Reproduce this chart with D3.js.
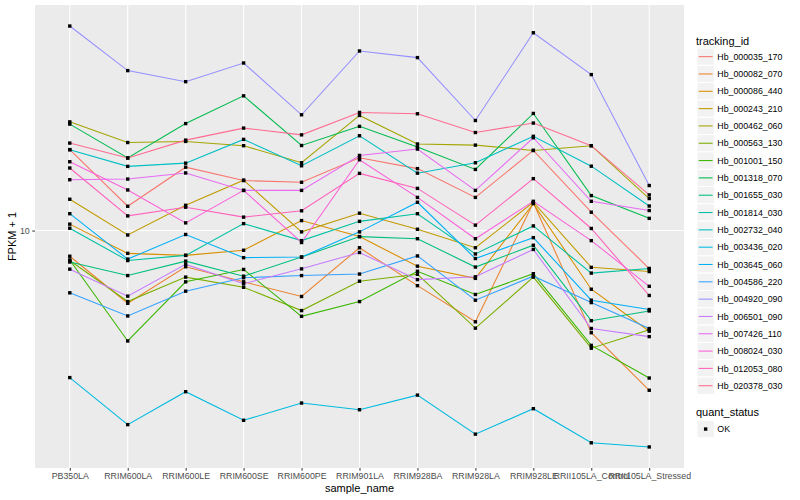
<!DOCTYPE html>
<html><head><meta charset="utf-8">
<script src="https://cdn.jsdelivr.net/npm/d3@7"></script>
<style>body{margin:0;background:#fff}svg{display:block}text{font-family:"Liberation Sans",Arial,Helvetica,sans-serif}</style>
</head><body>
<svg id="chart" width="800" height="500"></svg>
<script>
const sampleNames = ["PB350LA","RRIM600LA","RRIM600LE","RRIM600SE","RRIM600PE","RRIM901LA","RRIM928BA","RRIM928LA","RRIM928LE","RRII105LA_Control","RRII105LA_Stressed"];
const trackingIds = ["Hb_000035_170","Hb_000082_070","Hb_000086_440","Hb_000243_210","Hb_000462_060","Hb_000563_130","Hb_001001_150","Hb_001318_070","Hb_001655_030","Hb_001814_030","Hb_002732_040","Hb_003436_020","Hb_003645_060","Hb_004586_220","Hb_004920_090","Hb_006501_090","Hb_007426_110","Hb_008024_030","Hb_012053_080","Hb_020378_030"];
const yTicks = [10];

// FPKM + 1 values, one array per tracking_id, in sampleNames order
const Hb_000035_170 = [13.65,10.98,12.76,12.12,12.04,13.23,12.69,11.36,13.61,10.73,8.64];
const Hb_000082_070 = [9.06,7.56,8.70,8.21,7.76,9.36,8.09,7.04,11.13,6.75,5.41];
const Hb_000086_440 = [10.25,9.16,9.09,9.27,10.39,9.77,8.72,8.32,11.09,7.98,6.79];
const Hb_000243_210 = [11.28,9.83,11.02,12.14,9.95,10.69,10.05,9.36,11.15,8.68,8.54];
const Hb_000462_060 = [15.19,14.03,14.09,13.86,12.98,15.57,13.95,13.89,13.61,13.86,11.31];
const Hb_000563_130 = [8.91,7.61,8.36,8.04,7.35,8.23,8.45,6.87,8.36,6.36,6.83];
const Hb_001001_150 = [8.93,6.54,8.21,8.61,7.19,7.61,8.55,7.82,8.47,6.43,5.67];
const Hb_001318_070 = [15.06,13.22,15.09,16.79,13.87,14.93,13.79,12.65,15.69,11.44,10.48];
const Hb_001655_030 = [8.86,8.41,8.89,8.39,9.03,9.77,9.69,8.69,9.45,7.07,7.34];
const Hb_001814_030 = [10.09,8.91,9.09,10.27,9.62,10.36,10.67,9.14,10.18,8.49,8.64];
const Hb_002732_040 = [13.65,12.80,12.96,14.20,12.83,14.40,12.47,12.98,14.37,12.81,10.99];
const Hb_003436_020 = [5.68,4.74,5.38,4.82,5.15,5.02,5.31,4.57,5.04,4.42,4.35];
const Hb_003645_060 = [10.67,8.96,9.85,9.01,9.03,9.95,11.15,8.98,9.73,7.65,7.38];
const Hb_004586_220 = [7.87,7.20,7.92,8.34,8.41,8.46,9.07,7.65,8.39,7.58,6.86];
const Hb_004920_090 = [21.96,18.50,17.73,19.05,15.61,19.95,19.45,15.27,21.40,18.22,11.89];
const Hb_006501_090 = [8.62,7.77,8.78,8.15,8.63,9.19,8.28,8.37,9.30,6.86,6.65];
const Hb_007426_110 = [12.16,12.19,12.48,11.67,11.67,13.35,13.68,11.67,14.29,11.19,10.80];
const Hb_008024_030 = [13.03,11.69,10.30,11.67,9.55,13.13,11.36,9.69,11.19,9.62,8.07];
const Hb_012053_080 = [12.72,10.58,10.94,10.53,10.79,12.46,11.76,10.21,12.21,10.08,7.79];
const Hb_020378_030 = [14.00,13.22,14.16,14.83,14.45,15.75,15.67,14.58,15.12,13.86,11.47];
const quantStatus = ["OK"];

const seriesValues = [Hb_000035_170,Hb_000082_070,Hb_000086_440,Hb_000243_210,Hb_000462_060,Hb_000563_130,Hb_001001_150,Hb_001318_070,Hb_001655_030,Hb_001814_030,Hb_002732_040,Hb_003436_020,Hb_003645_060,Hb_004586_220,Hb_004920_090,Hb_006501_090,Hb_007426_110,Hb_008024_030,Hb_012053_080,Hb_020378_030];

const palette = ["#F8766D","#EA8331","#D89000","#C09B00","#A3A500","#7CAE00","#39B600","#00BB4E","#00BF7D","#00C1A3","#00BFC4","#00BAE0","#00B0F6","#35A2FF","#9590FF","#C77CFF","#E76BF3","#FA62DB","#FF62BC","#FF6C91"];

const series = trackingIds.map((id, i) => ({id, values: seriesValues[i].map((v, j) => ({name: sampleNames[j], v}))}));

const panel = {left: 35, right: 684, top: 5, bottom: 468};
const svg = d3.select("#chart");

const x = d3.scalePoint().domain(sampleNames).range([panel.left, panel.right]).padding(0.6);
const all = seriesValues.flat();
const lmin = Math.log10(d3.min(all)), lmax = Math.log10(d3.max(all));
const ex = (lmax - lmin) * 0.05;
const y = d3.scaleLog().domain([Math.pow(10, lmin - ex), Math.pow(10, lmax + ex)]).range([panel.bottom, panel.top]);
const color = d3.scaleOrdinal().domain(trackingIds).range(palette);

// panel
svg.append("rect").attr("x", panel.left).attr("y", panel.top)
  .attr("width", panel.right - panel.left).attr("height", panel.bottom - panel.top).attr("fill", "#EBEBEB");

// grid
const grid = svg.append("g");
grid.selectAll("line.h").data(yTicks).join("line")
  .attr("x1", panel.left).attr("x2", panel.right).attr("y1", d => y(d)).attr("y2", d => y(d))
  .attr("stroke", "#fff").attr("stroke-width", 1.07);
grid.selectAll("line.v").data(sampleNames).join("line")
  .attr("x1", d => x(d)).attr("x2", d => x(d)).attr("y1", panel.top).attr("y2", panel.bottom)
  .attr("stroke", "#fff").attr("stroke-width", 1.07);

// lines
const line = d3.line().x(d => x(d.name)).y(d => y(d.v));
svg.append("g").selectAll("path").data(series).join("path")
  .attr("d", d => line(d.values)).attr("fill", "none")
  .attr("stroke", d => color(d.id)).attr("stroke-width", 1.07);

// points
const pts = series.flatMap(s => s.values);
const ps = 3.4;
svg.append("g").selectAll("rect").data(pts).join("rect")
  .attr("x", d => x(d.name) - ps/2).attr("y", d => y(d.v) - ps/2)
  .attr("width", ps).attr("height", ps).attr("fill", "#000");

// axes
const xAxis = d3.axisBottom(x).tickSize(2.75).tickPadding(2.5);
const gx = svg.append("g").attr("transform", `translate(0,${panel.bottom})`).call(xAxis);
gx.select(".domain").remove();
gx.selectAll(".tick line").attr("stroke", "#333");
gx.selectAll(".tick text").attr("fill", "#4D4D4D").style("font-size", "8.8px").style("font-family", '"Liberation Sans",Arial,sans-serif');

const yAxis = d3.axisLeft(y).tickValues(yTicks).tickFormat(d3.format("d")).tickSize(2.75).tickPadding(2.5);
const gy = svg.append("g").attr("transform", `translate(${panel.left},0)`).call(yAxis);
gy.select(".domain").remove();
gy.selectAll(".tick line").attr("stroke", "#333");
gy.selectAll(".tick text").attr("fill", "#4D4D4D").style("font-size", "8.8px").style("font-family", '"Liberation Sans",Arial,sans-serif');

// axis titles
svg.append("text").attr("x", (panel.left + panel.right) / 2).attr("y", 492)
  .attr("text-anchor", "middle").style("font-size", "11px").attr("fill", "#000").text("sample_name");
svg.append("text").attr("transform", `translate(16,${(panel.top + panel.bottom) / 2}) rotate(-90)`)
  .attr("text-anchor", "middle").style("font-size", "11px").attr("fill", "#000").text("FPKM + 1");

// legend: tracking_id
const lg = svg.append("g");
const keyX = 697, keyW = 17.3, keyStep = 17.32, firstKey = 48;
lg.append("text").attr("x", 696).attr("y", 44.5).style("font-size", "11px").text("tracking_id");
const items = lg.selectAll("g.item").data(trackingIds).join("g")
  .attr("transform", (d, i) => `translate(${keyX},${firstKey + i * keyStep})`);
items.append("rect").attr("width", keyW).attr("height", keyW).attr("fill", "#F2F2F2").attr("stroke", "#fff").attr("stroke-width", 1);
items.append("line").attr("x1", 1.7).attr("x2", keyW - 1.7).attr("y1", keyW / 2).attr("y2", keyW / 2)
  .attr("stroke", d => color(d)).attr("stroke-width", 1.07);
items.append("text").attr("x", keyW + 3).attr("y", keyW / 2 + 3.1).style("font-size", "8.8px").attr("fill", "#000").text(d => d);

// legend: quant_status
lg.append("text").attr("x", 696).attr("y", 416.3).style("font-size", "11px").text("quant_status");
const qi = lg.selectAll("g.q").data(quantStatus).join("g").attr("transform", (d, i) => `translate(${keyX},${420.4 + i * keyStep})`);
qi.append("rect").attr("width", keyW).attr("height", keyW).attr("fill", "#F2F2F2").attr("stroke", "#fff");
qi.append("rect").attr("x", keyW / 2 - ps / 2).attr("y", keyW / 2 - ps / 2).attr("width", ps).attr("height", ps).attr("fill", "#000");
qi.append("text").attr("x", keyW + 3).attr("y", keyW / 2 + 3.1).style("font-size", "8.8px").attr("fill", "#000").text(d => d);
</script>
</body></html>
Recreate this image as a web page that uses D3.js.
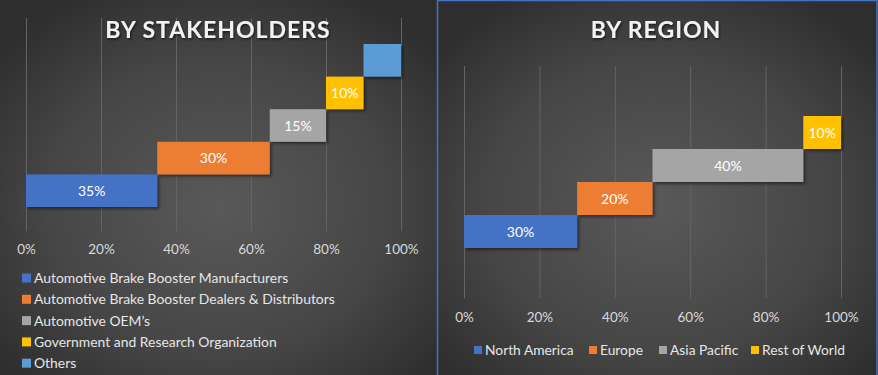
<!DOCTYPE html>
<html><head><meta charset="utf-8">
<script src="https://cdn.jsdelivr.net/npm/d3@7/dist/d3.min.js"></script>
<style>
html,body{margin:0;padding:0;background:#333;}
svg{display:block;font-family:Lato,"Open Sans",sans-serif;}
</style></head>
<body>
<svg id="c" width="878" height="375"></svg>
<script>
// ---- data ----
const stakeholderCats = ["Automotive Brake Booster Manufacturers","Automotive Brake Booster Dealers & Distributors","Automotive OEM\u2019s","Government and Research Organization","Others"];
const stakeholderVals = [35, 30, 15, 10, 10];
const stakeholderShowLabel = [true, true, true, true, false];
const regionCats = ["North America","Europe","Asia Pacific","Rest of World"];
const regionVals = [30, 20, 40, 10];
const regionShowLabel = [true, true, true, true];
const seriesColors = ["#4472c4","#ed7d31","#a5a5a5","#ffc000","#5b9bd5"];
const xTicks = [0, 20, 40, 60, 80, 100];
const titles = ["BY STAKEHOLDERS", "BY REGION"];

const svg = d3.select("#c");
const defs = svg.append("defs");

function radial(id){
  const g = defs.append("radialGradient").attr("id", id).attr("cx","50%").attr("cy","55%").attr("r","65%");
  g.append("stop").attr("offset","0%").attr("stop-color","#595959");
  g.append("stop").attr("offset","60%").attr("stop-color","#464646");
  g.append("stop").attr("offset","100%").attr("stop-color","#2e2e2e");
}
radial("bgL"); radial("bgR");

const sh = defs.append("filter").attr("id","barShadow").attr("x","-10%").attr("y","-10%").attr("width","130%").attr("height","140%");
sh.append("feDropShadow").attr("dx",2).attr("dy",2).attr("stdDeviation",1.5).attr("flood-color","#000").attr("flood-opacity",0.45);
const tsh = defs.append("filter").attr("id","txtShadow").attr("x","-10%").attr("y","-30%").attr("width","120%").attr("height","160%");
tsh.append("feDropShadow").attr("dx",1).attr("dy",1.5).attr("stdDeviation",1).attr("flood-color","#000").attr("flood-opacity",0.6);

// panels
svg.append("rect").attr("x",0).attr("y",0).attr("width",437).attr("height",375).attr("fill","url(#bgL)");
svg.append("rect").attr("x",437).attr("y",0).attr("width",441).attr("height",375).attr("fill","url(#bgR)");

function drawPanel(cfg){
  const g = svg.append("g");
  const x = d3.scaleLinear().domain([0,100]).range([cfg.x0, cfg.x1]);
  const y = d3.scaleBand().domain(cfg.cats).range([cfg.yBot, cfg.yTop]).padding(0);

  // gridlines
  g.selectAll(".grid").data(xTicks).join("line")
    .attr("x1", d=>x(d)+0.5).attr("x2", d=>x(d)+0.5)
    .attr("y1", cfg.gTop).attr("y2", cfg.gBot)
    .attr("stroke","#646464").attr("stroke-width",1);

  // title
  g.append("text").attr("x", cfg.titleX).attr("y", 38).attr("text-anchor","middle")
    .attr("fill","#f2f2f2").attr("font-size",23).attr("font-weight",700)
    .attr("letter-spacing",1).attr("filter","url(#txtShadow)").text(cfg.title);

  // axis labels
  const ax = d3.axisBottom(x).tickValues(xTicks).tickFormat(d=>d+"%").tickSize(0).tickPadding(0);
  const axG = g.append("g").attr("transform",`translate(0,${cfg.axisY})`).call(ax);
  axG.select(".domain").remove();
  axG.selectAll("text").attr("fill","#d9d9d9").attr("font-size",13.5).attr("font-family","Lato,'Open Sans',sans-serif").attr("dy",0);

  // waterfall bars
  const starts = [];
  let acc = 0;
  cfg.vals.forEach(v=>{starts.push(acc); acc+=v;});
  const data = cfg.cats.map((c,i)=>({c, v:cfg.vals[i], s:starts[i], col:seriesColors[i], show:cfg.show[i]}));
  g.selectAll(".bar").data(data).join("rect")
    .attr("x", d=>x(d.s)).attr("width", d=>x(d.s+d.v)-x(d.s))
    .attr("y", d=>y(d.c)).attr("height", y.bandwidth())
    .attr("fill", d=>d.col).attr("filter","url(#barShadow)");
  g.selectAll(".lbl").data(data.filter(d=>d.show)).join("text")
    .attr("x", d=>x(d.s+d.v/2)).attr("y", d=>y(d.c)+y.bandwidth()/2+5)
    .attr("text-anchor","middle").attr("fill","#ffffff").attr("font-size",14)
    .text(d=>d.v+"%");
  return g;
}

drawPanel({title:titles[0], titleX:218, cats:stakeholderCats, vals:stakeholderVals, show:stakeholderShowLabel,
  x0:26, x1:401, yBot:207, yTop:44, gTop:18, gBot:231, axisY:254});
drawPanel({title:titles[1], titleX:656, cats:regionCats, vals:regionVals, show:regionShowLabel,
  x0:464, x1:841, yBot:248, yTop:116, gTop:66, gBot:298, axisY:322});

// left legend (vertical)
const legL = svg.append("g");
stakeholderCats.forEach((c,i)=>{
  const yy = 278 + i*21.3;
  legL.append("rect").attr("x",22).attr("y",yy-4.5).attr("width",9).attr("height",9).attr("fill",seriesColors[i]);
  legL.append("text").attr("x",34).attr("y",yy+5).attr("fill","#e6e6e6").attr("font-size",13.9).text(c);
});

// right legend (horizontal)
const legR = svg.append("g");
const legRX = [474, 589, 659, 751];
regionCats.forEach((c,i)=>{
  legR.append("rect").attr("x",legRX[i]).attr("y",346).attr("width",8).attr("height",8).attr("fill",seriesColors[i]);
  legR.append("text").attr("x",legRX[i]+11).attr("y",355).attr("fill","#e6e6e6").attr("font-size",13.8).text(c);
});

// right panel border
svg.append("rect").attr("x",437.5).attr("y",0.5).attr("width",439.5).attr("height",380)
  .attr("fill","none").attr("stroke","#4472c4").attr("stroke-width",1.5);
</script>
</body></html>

——

> To be done: Return every line in the listing that contains the word "chart".

> Task response:
Reproduce this chart with D3.js.
<svg id="chart" width="800" height="500"></svg>
const svg = d3.select("#chart");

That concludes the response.